Another substantial chunk of my time went to the fact that the tuxedo from the prom had to be returned by three o’clock.  Getting the wearer to collect all the pieces was a tooth-pull, and I made it with minutes to spare.

However, my transport client was not ready for transport, and needed to be prompted and advised on packing.  I stole half an hour for study time while he took care of the details, and hoped to get the rest in upon my return.  It was thus closer to four when we left the drive, and after four when we left the gas station.

That was when he realized, stroking his chin, that he had neglected to pack his razor.  This was a vital need.

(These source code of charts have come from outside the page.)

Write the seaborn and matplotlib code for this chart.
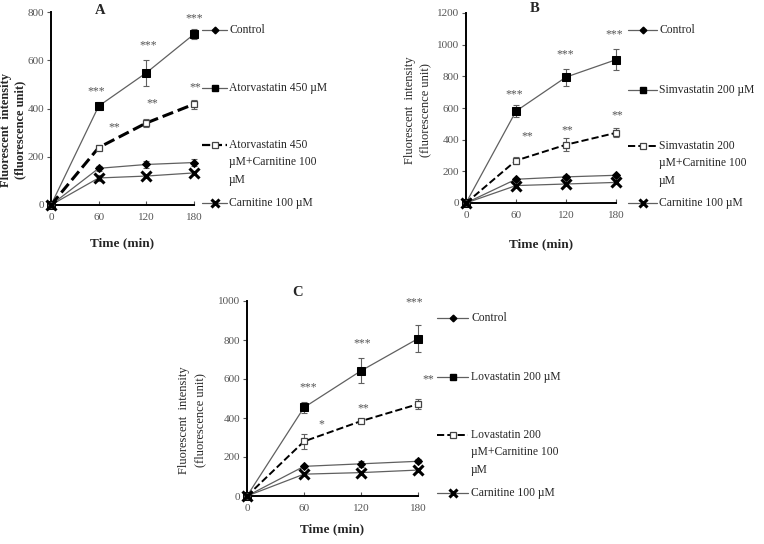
import matplotlib
matplotlib.use('Agg')
import matplotlib.pyplot as plt
from matplotlib.lines import Line2D
import seaborn as sns
import pandas as pd

# ── data ──────────────────────────────────────────────────────
time_min = [0, 60, 120, 180]

# panel A: atorvastatin
a_control = [0, 152, 168, 176]
a_control_err = [0, 10, 14, 14]
a_drug = [0, 410, 548, 708]
a_drug_err = [0, 18, 54, 21]
a_combo = [0, 238, 340, 418]
a_combo_err = [0, 12, 18, 18]
a_carn = [0, 112, 120, 133]
a_carn_err = [0, 12, 6, 10]

# panel B: simvastatin
b_control = [0, 150, 165, 175]
b_control_err = [0, 8, 10, 10]
b_drug = [0, 580, 795, 905]
b_drug_err = [0, 37, 53, 68]
b_combo = [0, 268, 368, 443]
b_combo_err = [0, 24, 40, 28]
b_carn = [0, 110, 120, 130]
b_carn_err = [0, 8, 6, 8]

# panel C: lovastatin
c_control = [0, 152, 165, 178]
c_control_err = [0, 8, 14, 10]
c_drug = [0, 454, 642, 807]
c_drug_err = [0, 28, 64, 70]
c_combo = [0, 280, 384, 471]
c_combo_err = [0, 38, 8, 26]
c_carn = [0, 112, 120, 133]
c_carn_err = [0, 10, 6, 8]

# significance stars: (time, value, text)
a_stars = [(57, 473, '***'), (122, 661, '***'), (180, 772, '***'),
           (80, 320, '**'), (127, 421, '**'), (182, 487, '**')]
b_stars = [(58, 686, '***'), (119, 941, '***'), (178, 1065, '***'),
           (74, 418, '**'), (122, 456, '**'), (182, 551, '**')]
c_stars = [(64, 556, '***'), (121, 781, '***'), (176, 995, '***'),
           (78, 369, '*'), (122, 452, '**'), (191, 597, '**')]

a_labels = ['Control', 'Atorvastatin 450 \u00b5M',
            'Atorvastatin 450\n\u00b5M+Carnitine 100\n\u00b5M', 'Carnitine 100 \u00b5M']
b_labels = ['Control', 'Simvastatin 200 \u00b5M',
            'Simvastatin 200\n\u00b5M+Carnitine 100\n\u00b5M', 'Carnitine 100 \u00b5M']
c_labels = ['Control', 'Lovastatin 200 \u00b5M',
            'Lovastatin 200\n\u00b5M+Carnitine 100\n\u00b5M', 'Carnitine 100 \u00b5M']

# ── styling ───────────────────────────────────────────────────
sns.set_style('ticks')
plt.rcParams['font.family'] = ['Liberation Serif', 'DejaVu Serif']

W, H = 764, 544
fig = plt.figure(figsize=(W / 100, H / 100), dpi=100)

LINE_GREY = '#606060'
TICK_GREY = '#555555'


def fx(px):
    return px / W


def fy(py):
    return 1 - py / H


def series_styles(combo_lw):
    return [
        dict(marker='D', markersize=4, color=LINE_GREY, linestyle='-', lw=0.9,
             mfc='black', mec='black'),
        dict(marker='s', markersize=5.5, color=LINE_GREY, linestyle='-', lw=0.9,
             mfc='black', mec='black'),
        dict(marker='s', markersize=5, color='black', linestyle='--', lw=combo_lw,
             mfc='white', mec='#444444', mew=0.9),
        dict(marker='x', markersize=7, color=LINE_GREY, linestyle='-', lw=0.9,
             mfc='black', mec='black', mew=2.2),
    ]


def draw_panel(box, ymax, series, errs, stars, letter, letter_xy,
               ylab_xy, ylab_bold, xlab_xy, legend, labels, combo_lw):
    left, right, top, bottom = box
    ax = fig.add_axes([fx(left), fy(bottom), fx(right - left), (bottom - top) / H])
    styles = series_styles(combo_lw)
    for vals, err, st in zip(series, errs, styles):
        df = pd.DataFrame({'time': time_min, 'value': vals})
        ax.errorbar(time_min, vals, yerr=err, fmt='none', ecolor=LINE_GREY,
                    elinewidth=0.8, capsize=2.2, capthick=0.8, clip_on=False, zorder=2)
        sns.lineplot(data=df, x='time', y='value', ax=ax, legend=False, zorder=3, **st)
    for ln in ax.lines:
        ln.set_clip_on(False)

    ax.set_xlim(0, 180)
    ax.set_ylim(0, ymax)
    ax.set_xticks(time_min)
    ax.set_yticks(range(0, ymax + 1, 200))
    ax.set_xlabel('')
    ax.set_ylabel('')
    ax.tick_params(axis='both', labelsize=8, colors=TICK_GREY, labelcolor=TICK_GREY,
                   length=3, width=0.8, pad=2)
    ax.tick_params(axis='x', direction='in', pad=6)
    ax.tick_params(axis='y', direction='out')
    for s in ['left', 'bottom']:
        ax.spines[s].set_linewidth(1.4)
        ax.spines[s].set_color('black')
    sns.despine(ax=ax)
    ax.set_facecolor('none')

    for tx, ty, txt in stars:
        ax.text(tx, ty, txt, ha='center', va='center', fontsize=8.5, color=TICK_GREY)

    fig.text(fx(letter_xy[0]), fy(letter_xy[1]), letter, ha='center', va='center',
             fontsize=10.5, fontweight='bold')

    weight = 'bold' if ylab_bold else 'normal'
    fig.text(fx(ylab_xy[0]), fy(ylab_xy[2]), 'Fluorescent  intensity', rotation=90,
             ha='center', va='center', fontsize=9, fontweight=weight)
    fig.text(fx(ylab_xy[1]), fy(ylab_xy[2]), '(fluorescence unit)', rotation=90,
             ha='center', va='center', fontsize=9, fontweight=weight)
    fig.text(fx(xlab_xy[0]), fy(xlab_xy[1]), 'Time (min)', ha='center', va='center',
             fontsize=9.5, fontweight='bold')

    # Excel-style legend, handle aligned with first text line
    lx0, lx1, tx0, rows = legend
    for lab, row, st in zip(labels, rows, styles):
        st = dict(st)
        st['lw'] = min(st['lw'], 1.6)
        fig.add_artist(Line2D([fx(lx0), fx(lx1)], [fy(row), fy(row)],
                              transform=fig.transFigure, linestyle=st['linestyle'],
                              color=st['color'], lw=st['lw']))
        fig.add_artist(Line2D([fx((lx0 + lx1) / 2)], [fy(row)], transform=fig.transFigure,
                              marker=st['marker'], markersize=st['markersize'] * 0.85,
                              mfc=st['mfc'], mec=st['mec'], mew=st.get('mew', 1),
                              linestyle='none'))
        for i, part in enumerate(lab.split('\n')):
            fig.text(fx(tx0), fy(row + i * 17.4), part, ha='left', va='center',
                     fontsize=8.4)
    return ax


draw_panel((51, 194, 12, 205), 800,
           [a_control, a_drug, a_combo, a_carn],
           [a_control_err, a_drug_err, a_combo_err, a_carn_err],
           a_stars, 'A', (100, 10), (6, 20, 130), True, (122, 243),
           (202, 227, 229, [30, 88, 145, 203]), a_labels, 2.2)

draw_panel((466, 616, 13, 203), 1200,
           [b_control, b_drug, b_combo, b_carn],
           [b_control_err, b_drug_err, b_combo_err, b_carn_err],
           b_stars, 'B', (535, 9), (410, 425, 110), False, (541, 244),
           (628, 657, 659, [30, 90, 146, 203]), b_labels, 1.4)

draw_panel((247, 418, 301, 496), 1000,
           [c_control, c_drug, c_combo, c_carn],
           [c_control_err, c_drug_err, c_combo_err, c_carn_err],
           c_stars, 'C', (298, 293), (184, 200, 420), False, (332, 529),
           (437, 468, 471, [318, 377, 435, 493]), c_labels, 1.4)

fig.savefig('out.png', dpi=100, facecolor='white')
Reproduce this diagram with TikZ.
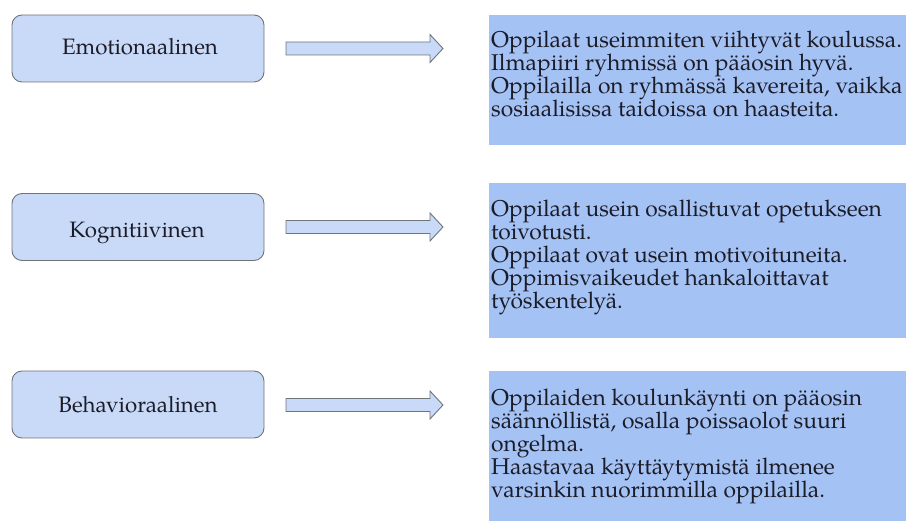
\documentclass[tikz,border=0pt]{standalone}
\usepackage{fontspec}
\setmainfont{texgyrepagella-regular.otf}
\definecolor{lbox}{HTML}{C9DAF8}
\definecolor{rbox}{HTML}{A4C2F4}
\definecolor{edge}{HTML}{6F7478}
\definecolor{ink}{HTML}{1C1C28}
\newcommand\mydescfont{\fontsize{22.8}{23}\selectfont\lineskiplimit=-30pt\relax\lineskip=0pt\relax}
\begin{document}
\begin{tikzpicture}[x=1pt,y=-1pt,
  catbox/.style={draw=edge,line width=0.9pt,fill=lbox,rounded corners=10pt,
    minimum width=252pt,minimum height=67pt,inner sep=0pt},
  cattext/.style={anchor=base,inner sep=0pt,text=ink,font=\fontsize{22.3}{20.3}\selectfont},
  descbox/.style={fill=rbox,draw=none,anchor=north west,inner sep=0pt},
  desctext/.style={anchor=north west,inner sep=0pt,align=left,text=ink,
    font=\mydescfont},
  fatarrow/.pic={\draw[draw=edge,line width=0.9pt,fill=lbox,line join=miter]
    (0,-6.5) -- (144,-6.5) -- (144,-14) -- (157,0) -- (144,14) -- (144,6.5) -- (0,6.5) -- cycle;}
]
\useasboundingbox (0,0) rectangle (906,521);
% left category boxes
\node[catbox] (b1) at (138,48.5) {};
\node[catbox] (b2) at (138,227) {};
\node[catbox] (b3) at (138,404.5) {};
\node[cattext] (t1) at (140,55) {Emotionaalinen};
\node[cattext] (t2) at (137,238) {Kognitiivinen};
\node[cattext] (t3) at (138,413) {Behavioraalinen};
% arrows
\pic (a1) at (286,48.5) {fatarrow};
\pic (a2) at (286,227) {fatarrow};
\pic (a3) at (286,405) {fatarrow};
% description boxes
\node[descbox,minimum width=417pt,minimum height=130pt] (d1) at (489,15) {};
\node[descbox,minimum width=417pt,minimum height=155pt] (d2) at (489,183) {};
\node[descbox,minimum width=417pt,minimum height=150pt] (d3) at (489,371) {};
\node[desctext] (e1) at (491,30.5) {Oppilaat useimmiten viihtyvät koulussa.\\
Ilmapiiri ryhmissä on pääosin hyvä.\\
Oppilailla on ryhmässä kavereita, vaikka\\
sosiaalisissa taidoissa on haasteita.};
\node[desctext] (e2) at (491,200) {Oppilaat usein osallistuvat opetukseen\\
toivotusti.\\
Oppilaat ovat usein motivoituneita.\\
Oppimisvaikeudet hankaloittavat\\
työskentelyä.};
\node[desctext] (e3) at (491,388.5) {Oppilaiden koulunkäynti on pääosin\\
säännöllistä, osalla poissaolot suuri\\
ongelma.\\
Haastavaa käyttäytymistä ilmenee\\
varsinkin nuorimmilla oppilailla.};
\end{tikzpicture}
\end{document}
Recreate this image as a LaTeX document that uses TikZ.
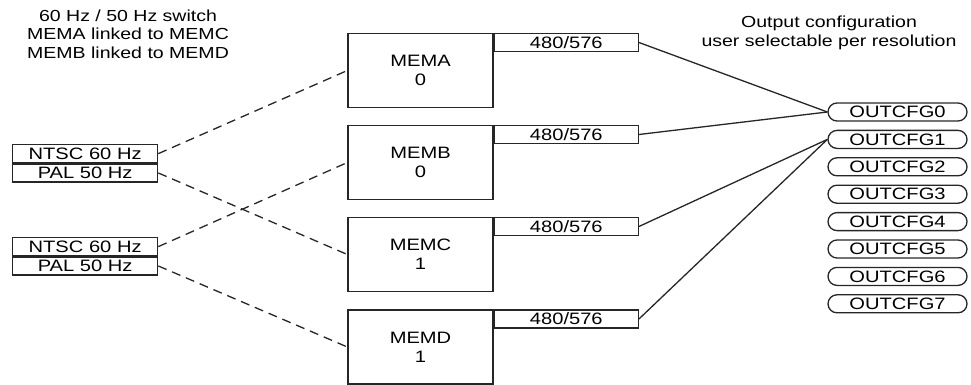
\documentclass[tikz,border=0pt]{standalone}
\usepackage{fontspec}
\setmainfont{Liberation Sans}[FakeStretch=1.22]
\usetikzlibrary{shapes.misc}
\tikzset{
	membox/.style={draw, minimum width=145, minimum height=74, inner sep=0pt, align=center},
	resbox/.style={draw, minimum width=144, minimum height=18, inner sep=0pt, anchor=north west},
	sigbox/.style={draw, minimum width=145, minimum height=18, inner sep=0pt},
	cfgpill/.style={draw, rounded rectangle, minimum width=139, minimum height=18, inner sep=0pt},
	note/.style={align=center, inner sep=0pt, font=\fontsize{16}{18.5}\selectfont},
	swlink/.style={dash pattern=on 9pt off 6pt},
	cfglink/.style={}
}

\begin{document}
\begin{tikzpicture}[x=1pt, y=-1pt, line width=1.3pt, draw=black!85,
		font=\fontsize{16.5}{19}\selectfont]
		\useasboundingbox (0,0) rectangle (971,385);
		% notes
		\node[note] (swnote) at (128,34) {60 Hz / 50 Hz switch\\MEMA linked to MEMC\\MEMB linked to MEMD};
		\node[note] (cfgnote) at (829,33) {Output configuration\\user selectable per resolution};
		% memories
		\node[membox] (mema) at (420.5,70.5) {MEMA\\0};
		\node[membox] (memb) at (420.5,162.5) {MEMB\\0};
		\node[membox] (memc) at (420.5,254.5) {MEMC\\1};
		\node[membox] (memd) at (420.5,347) {MEMD\\1};
		\node[resbox] (resa) at (mema.north east) {480/576};
		\node[resbox] (resb) at (memb.north east) {480/576};
		\node[resbox] (resc) at (memc.north east) {480/576};
		\node[resbox] (resd) at (memd.north east) {480/576};
		% switches
		\node[sigbox, anchor=north west] (ntsca) at (12,144) {NTSC 60 Hz};
		\node[sigbox, anchor=north] (pala) at (ntsca.south) {PAL 50 Hz};
		\node[sigbox, anchor=north west] (ntscb) at (12,237) {NTSC 60 Hz};
		\node[sigbox, anchor=north] (palb) at (ntscb.south) {PAL 50 Hz};
		% output configurations
		\foreach \i in {0,...,7}
			\node[cfgpill] (cfg\i) at (897.5,112+27.4*\i) {OUTCFG\i};
		\draw[swlink] (ntsca.east) -- (mema.west);
		\draw[swlink] (pala.east) -- (memc.west);
		\draw[swlink] (ntscb.east) -- (memb.west);
		\draw[swlink] (palb.east) -- (memd.west);
		\draw[cfglink] (resa.east) -- (cfg0.west);
		\draw[cfglink] (resb.east) -- (cfg0.west);
		\draw[cfglink] (resc.east) -- (cfg1.west);
		\draw[cfglink] (resd.east) -- (cfg1.west);
	\end{tikzpicture}
\end{document}
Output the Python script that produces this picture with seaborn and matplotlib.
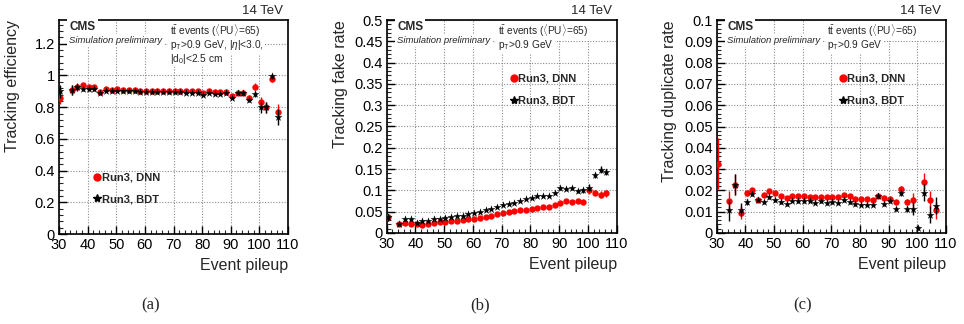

What transpired from there is more than I can explain.  We returned home for the razor and ran into a minor crisis.  I called my wife for advice, but she had already received a call from my son and so came home from work to help manage the situation.  Once that was under control, it was after six, and it had been decided that she would join us for our trip; and it was after six thirty before we were actually making that trip; and she had left a minor crisis at work and had to stop “briefly” there to fill out the paperwork, which took another hour, so it was seven thirty before we were on the road.

This concerned me, because my mother goes to bed at nine.  However, I informed her of the delay, and she was very encouraging about it, and when we pulled in around eleven she fed us and organized us for the return trip.  We left shortly after midnight, and by three or three thirty I was too tired to continue driving safely, so my wife finished the journey.  We did not visit with my friend, because of course it was the one night this year that he had planned to go to bed early because he had an early morning.  That was disappointing, but really we could not have pushed things later.

There was also supposed to be a separate trip, returning another son to his brother’s so he could get to work today; given that we were talking to him at four thirty in the morning and he was supposed to be at work at eleven (I had thought it would be later), he opted to call out today and go back mid-week.  I had said that he should go with us in the afternoon if he expected to go, but everyone else somehow thought we would be back in plenty of time.  I am usually right about such things–that is, it always takes longer than I expect, but I already expect it to take longer than anyone else expects, so I’m the closest guess every time.

Speaking of things taking longer than I expect, I’ve got work to do, so I’d better get to the doing.